The goal of the U.N. talks is to keep the global temperature rise under 2 degrees C (3.6 F), compared to pre-industrial times.
But efforts taken so far to rein in emissions, reduce deforestation and promote clean technology are not getting the job done. A recent projection by the World Bank showed temperatures are expected to increase by up to 4 degrees C (7.2 F) by 2100.
"Climate change is no longer some distant threat for the future, but is with us today," said Greenpeace climate campaigner Martin Kaiser, who was also at the Doha talks. "At the end of a year that has seen the impacts of climate change devastate homes and families around the world, the need for action is obvious and urgent."
Dangerous warming effects could include flooding of coastal cities and island nations, disruptions to agriculture and drinking water, the spread of diseases and the extinction of species.
Many scientists also say that extreme weather events, such as Hurricane Sandy's onslaught on the U.S. East Coast, will become more frequent as the Earth warms, although it is impossible to attribute any individual event to climate change.
The Kyoto Protocol, adopted in 1997, is the most important climate agreement reached in the U.N. process so far.

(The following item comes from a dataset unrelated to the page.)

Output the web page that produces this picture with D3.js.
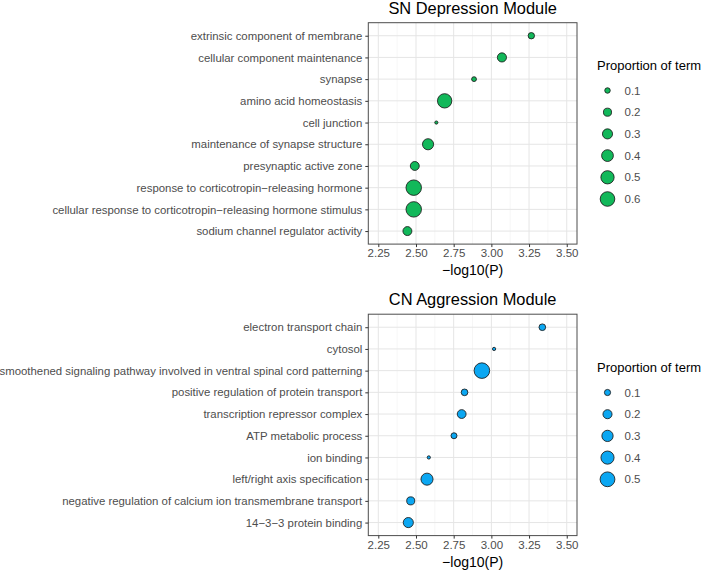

It expires this year, so negotiators in Doha will try to extend it as a stopgap measure until a wider deal can be reached.
The problem is that only the European Union and a handful of other countries - that together are behind less than 15 per cent of global emissions - are willing to put down emissions targets for a second commitment period of Kyoto.
The U.S. rejected Kyoto because it didn't impose any binding commitments on major developing countries such as India and China, which is now the world's No. 1 carbon emitter. The U.S. and other Western countries insist that the firewall in the climate talks between developing and developed countries must be removed so that the new treaty can apply to all nations.
China and other developing countries want to maintain a clear division, saying climate change is mainly a legacy of Western industrialization and that their own emissions must be allowed to grow as their economies expand, lifting millions of people out of poverty.
That discord scuttled attempts to forge a climate deal in Copenhagen in 2009 and risks a relapse in Doha as talks begin on a new global deal that is supposed to be adopted in 2015 and implemented in 2020.
The rich-poor divide is also deepened by arguments over climate aid meant to help developing countries convert to cleaner energy sources and adapt their infrastructure to rising sea levels and other effects of global warming.